[START Data to process]
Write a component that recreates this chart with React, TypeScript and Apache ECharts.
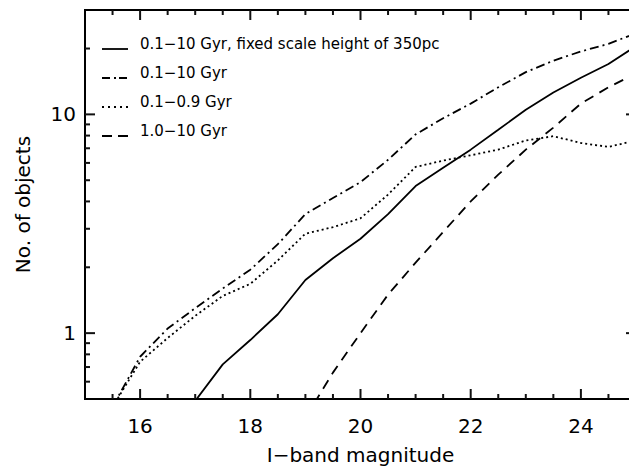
[END Data to process]
[START Data to process]
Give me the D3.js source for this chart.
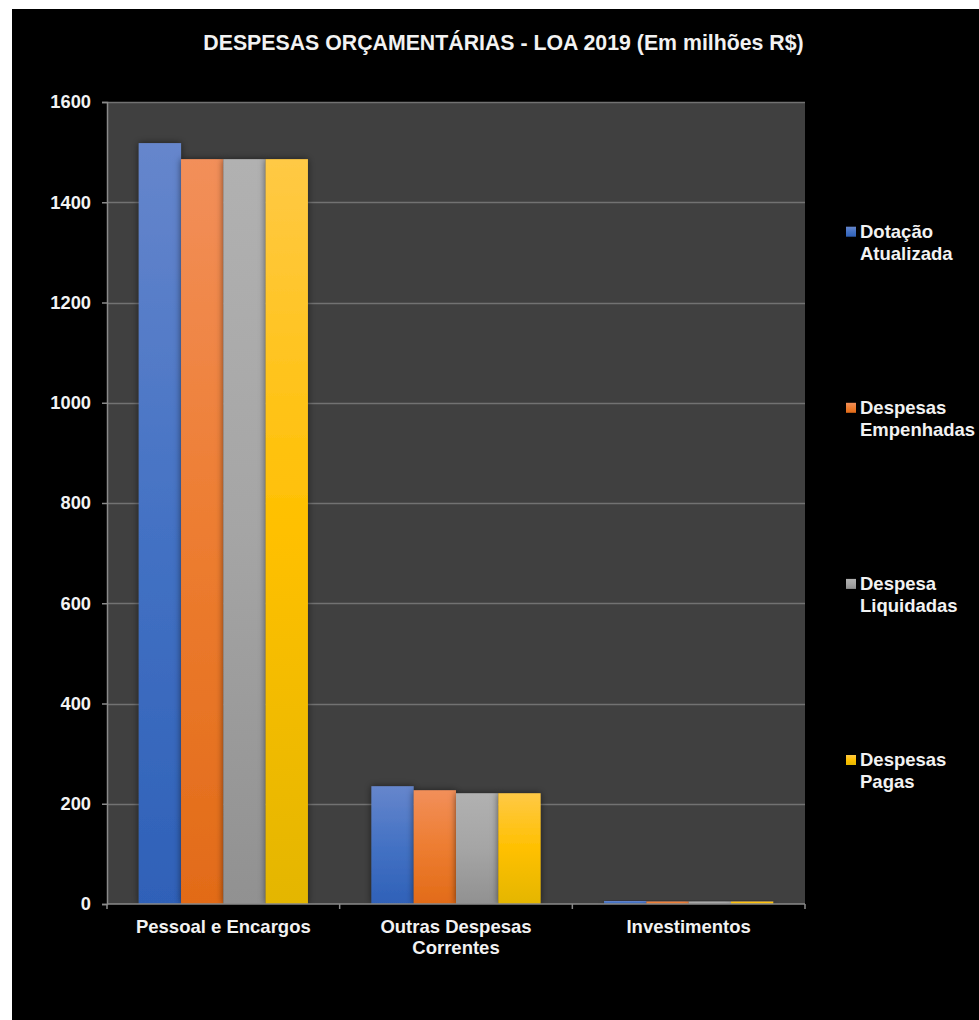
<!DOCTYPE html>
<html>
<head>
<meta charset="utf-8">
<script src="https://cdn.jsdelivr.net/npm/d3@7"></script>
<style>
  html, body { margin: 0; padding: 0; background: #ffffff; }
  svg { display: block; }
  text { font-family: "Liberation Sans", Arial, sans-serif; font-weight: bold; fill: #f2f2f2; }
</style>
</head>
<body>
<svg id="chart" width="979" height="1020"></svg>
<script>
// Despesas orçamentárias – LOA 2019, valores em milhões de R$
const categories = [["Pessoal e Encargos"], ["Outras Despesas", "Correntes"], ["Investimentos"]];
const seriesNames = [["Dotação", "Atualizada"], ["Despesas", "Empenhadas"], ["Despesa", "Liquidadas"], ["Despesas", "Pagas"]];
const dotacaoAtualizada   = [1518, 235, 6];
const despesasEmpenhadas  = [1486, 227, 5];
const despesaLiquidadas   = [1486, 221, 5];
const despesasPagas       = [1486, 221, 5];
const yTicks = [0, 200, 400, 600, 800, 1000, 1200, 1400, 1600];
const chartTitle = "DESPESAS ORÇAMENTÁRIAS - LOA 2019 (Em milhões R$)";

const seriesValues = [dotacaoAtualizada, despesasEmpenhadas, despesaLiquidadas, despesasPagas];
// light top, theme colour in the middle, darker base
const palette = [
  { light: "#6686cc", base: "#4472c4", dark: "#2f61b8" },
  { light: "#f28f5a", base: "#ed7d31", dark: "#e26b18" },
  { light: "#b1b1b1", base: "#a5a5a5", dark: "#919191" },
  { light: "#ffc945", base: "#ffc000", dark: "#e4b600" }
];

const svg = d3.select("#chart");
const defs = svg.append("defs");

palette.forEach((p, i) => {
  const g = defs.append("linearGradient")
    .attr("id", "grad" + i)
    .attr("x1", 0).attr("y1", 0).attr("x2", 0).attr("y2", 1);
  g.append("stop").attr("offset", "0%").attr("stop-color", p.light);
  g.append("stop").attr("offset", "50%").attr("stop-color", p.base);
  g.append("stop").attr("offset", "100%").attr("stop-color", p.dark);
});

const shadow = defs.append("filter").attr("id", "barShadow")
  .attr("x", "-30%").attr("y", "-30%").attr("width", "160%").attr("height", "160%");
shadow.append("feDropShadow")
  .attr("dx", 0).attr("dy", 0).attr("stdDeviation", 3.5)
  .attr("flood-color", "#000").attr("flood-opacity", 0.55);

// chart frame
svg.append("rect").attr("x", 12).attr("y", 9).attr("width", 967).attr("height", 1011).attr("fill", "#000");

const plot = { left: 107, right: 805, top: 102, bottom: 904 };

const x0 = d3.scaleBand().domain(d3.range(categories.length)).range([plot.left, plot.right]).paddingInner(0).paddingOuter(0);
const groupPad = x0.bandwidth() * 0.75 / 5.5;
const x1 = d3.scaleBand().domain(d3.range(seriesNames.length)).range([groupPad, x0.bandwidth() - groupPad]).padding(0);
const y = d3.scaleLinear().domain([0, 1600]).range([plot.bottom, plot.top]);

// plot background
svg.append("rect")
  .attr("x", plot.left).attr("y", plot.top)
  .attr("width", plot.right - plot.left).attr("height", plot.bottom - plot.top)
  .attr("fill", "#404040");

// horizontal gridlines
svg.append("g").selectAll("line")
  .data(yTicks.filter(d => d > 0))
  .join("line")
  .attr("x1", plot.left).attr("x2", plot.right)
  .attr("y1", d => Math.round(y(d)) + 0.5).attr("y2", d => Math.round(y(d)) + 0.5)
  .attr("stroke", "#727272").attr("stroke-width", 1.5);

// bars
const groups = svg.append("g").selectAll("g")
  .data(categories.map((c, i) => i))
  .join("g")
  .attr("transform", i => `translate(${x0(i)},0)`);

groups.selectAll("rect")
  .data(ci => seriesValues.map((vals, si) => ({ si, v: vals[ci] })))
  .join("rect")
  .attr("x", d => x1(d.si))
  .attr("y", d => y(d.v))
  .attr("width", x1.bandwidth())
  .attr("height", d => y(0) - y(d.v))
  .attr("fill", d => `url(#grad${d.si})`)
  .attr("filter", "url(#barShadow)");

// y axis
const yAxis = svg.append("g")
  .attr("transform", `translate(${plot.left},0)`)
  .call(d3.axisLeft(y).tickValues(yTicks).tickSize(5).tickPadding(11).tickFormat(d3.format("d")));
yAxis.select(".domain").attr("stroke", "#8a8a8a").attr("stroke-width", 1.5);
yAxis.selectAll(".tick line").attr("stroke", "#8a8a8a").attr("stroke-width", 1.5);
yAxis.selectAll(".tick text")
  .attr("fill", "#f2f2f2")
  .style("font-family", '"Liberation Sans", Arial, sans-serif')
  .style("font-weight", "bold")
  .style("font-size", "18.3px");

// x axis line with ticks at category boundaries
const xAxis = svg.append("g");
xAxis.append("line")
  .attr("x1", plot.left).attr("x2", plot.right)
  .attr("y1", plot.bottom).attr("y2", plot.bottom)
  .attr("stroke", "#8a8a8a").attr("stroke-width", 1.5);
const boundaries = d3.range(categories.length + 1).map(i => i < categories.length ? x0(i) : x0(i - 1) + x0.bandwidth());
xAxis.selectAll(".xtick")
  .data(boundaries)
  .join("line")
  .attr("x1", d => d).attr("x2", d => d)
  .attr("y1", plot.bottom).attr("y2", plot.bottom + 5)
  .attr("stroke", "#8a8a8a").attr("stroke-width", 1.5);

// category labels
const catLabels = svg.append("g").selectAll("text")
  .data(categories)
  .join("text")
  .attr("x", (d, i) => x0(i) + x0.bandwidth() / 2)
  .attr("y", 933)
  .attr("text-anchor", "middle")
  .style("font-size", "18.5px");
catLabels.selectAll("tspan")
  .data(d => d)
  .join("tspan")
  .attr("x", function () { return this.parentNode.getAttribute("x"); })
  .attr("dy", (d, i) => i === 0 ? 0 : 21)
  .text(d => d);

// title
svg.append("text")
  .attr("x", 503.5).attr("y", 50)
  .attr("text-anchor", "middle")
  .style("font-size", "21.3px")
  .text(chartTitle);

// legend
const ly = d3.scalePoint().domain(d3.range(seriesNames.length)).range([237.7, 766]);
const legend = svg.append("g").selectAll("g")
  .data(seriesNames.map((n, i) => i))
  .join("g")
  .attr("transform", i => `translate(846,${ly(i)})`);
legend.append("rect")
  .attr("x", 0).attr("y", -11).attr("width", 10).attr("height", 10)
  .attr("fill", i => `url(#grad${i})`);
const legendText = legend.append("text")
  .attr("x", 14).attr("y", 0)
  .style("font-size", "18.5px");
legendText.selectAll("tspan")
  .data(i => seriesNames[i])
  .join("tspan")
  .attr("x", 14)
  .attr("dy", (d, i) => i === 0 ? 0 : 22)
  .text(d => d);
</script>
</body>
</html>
[END Data to process]
Exercise goal:
Find every line in the records above that contains the word "this", and copy each one.

Exercise result:
Write a component that recreates this chart with React, TypeScript and Apache ECharts.
Give me the D3.js source for this chart.
  .attr("x", function () { return this.parentNode.getAttribute("x"); })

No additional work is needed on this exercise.